The Church teaches us that when we come to Mass we are fed spiritually from two tables. One table is the altar of Sacrifice which gives us Jesus’ complete gift of self in Holy Communion. The second table is that of God’s Word. We are told by Jesus today in the Gospel Acclamation: “If you make my word your home you will indeed be my disciple. You will come to know the truth and the truth shall set you free.”

The blessings that present themselves to us at this second table can be lost if we want a ‘quickie’ Mass (something that is not unheard of here in Ireland!) In the following account of St Antony’s life, it was Jesus words to the Rich Young Man coming alive within him that changed his life. As we read in Hebrews, “The Word of God is alive and active, it cuts more finely that a double edged sword” – when we receive it with faith.

St Antony (*251 +356) is the originator of the monastic life. (He is not to be confused with St Anthony of Padua who helps us find lost articles.) He was born in Egypt: when his parents died, he listened to the words of the Gospel [whilst at Mass one morning – see above] and gave all his belongings to the poor. He went out into the wilderness to begin a life of penitence, living in absolute poverty, praying, meditating, and supporting himself by manual work. He suffered many temptations, both physical and spiritual, but he overcame them. Disciples gathered round him, attracted by his wisdom, moderation, and holiness. He gave support to the victims of the persecutions of Diocletian, and helping St Athanasius in his fight against the Arians [a sect that denied the divinity of Christ].

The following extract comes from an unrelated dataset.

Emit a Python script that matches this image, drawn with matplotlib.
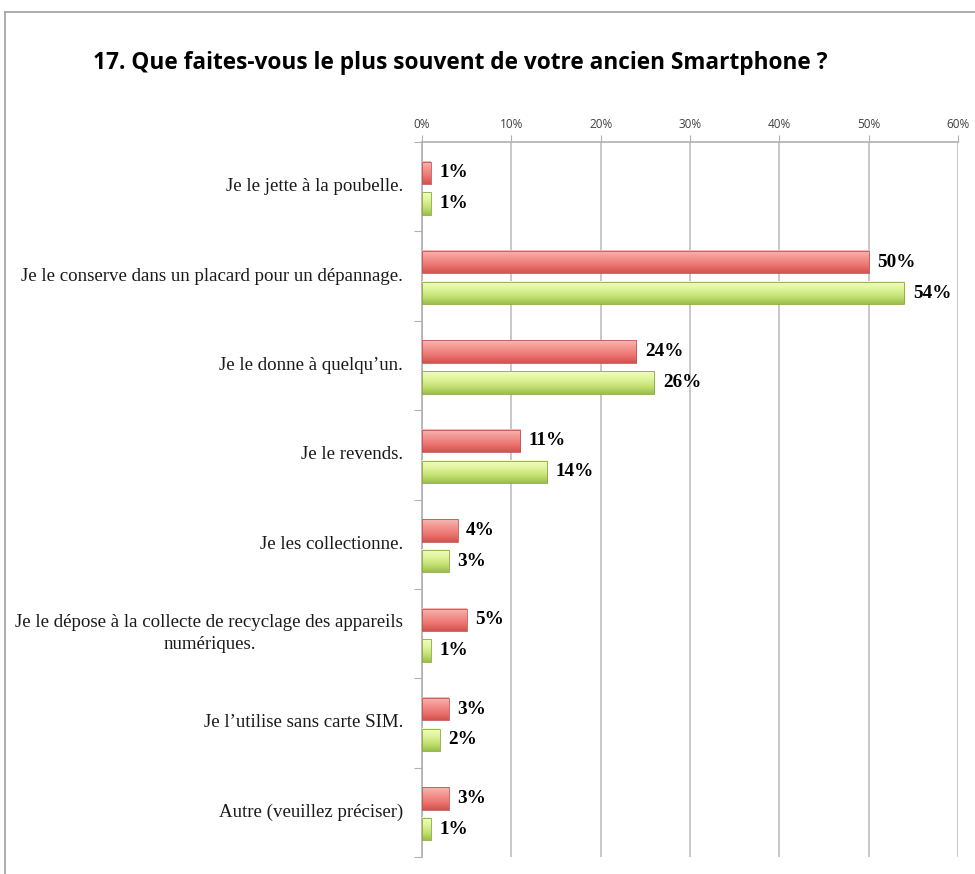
import matplotlib
matplotlib.use("Agg")
import matplotlib.pyplot as plt
import numpy as np
from matplotlib.colors import LinearSegmentedColormap
from matplotlib.lines import Line2D

title = "17. Que faites-vous le plus souvent de votre ancien Smartphone ?"
categories = [
    "Je le jette à la poubelle.",
    "Je le conserve dans un placard pour un dépannage.",
    "Je le donne à quelqu\u2019un.",
    "Je le revends.",
    "Je les collectionne.",
    "Je le dépose à la collecte de recyclage des appareils\nnumériques.",
    "Je l\u2019utilise sans carte SIM.",
    "Autre (veuillez préciser)",
]
red_values = [1, 50, 24, 11, 4, 5, 3, 3]
green_values = [1, 54, 26, 14, 3, 1, 2, 1]
x_ticks = [0, 10, 20, 30, 40, 50, 60]
x_tick_labels = ["0%", "10%", "20%", "30%", "40%", "50%", "60%"]

fig = plt.figure(figsize=(9.75, 8.74), dpi=100)
ax = fig.add_axes([422/975, 1-857/874, (958-422)/975, (857-142)/874])

n = len(categories)
ax.set_xlim(0, 60)
ax.set_ylim(n, 0)

red_cmap = LinearSegmentedColormap.from_list("r", ["#f8b8b4", "#f39490", "#ec7470", "#d2534f"])
green_cmap = LinearSegmentedColormap.from_list("g", ["#f2fcc4", "#e0f49c", "#c4e274", "#9cbf4a"])

h = 0.25
red_off = 0.22
green_off = 0.565
grad = np.linspace(0, 1, 64).reshape(-1, 1)

for i, (rv, gv) in enumerate(zip(red_values, green_values)):
    for v, off, cmap, ec in [(rv, red_off, red_cmap, "#c05551"), (gv, green_off, green_cmap, "#8aa83c")]:
        y0 = i + off
        ax.imshow(grad, cmap=cmap, aspect="auto", extent=(0, v, y0 + h, y0),
                  interpolation="bilinear", zorder=3)
        ax.add_patch(plt.Rectangle((0, y0), v, h, fill=False, ec=ec, lw=0.6, zorder=4))
        ax.text(v + 0.95, y0 + h / 2, f"{v}%", va="center", ha="left",
                fontsize=13.8, fontweight="bold", family="Liberation Serif", zorder=5)

ax.set_xticks(x_ticks)
ax.set_xticklabels(x_tick_labels)
ax.xaxis.tick_top()
ax.tick_params(axis="x", length=5, color="#b0b0b0", labelsize=8.5, labelcolor="#404040", pad=3)
for lab in ax.get_xticklabels():
    lab.set_family("Open Sans")
ax.grid(axis="x", color="#c4c4c4", lw=1.3, zorder=0)

ax.set_yticks(np.arange(n + 1))
ax.set_yticklabels([])
ax.tick_params(axis="y", length=6, color="#b0b0b0")
for i, c in enumerate(categories):
    ax.text(-2.1, i + 0.5, c, ha="right", va="center", multialignment="center",
            fontsize=13.6, family="Liberation Serif", color="#1a1a1a", linespacing=1.45)

for s in ["right", "bottom"]:
    ax.spines[s].set_visible(False)
ax.spines["top"].set_color("#b0b0b0")
ax.spines["left"].set_color("#b0b0b0")
ax.spines["top"].set_linewidth(1.2)
ax.spines["left"].set_linewidth(1.2)

fig.text(0.472, 1 - 63/874, title, ha="center", va="center", fontsize=16.3,
         fontweight="bold", family="Open Sans")

fig.add_artist(Line2D([5/975, 1], [1-12/874, 1-12/874], color="#a0a0a0", lw=1.2))
fig.add_artist(Line2D([5/975, 5/975], [0, 1-12/874], color="#a0a0a0", lw=1.2))

fig.savefig("out.png", dpi=100, facecolor="white")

The Gospels are full of wise sayings of Jesus that seem to be ignored, and one of the most poignant of these was in his meeting with that young man who asked over and over again, insistently, “What must I do to have eternal life?.” When, in the end, Jesus told him that if he wanted to be perfect he would have to sell all that he had and give the money to the poor, the young man went away, sorrowing; because he was very rich. What could be more of a waste than that? You tell someone what he has to do, and he is afraid to do it. And yet… 250 years later, St Antony hears the story, and [with an open and generous heart] does give away all that he has, and becomes the founder of monasticism. And then again, over 1,000 years later, St Francis of Assisi hears the story, and gives away his possessions (and some of his father’s!!!) and revolutionises Christianity again.

Not all the words that we speak are forgotten, even though we cannot see their effects ourselves. Let us pray that those unknown effects may always be good ones.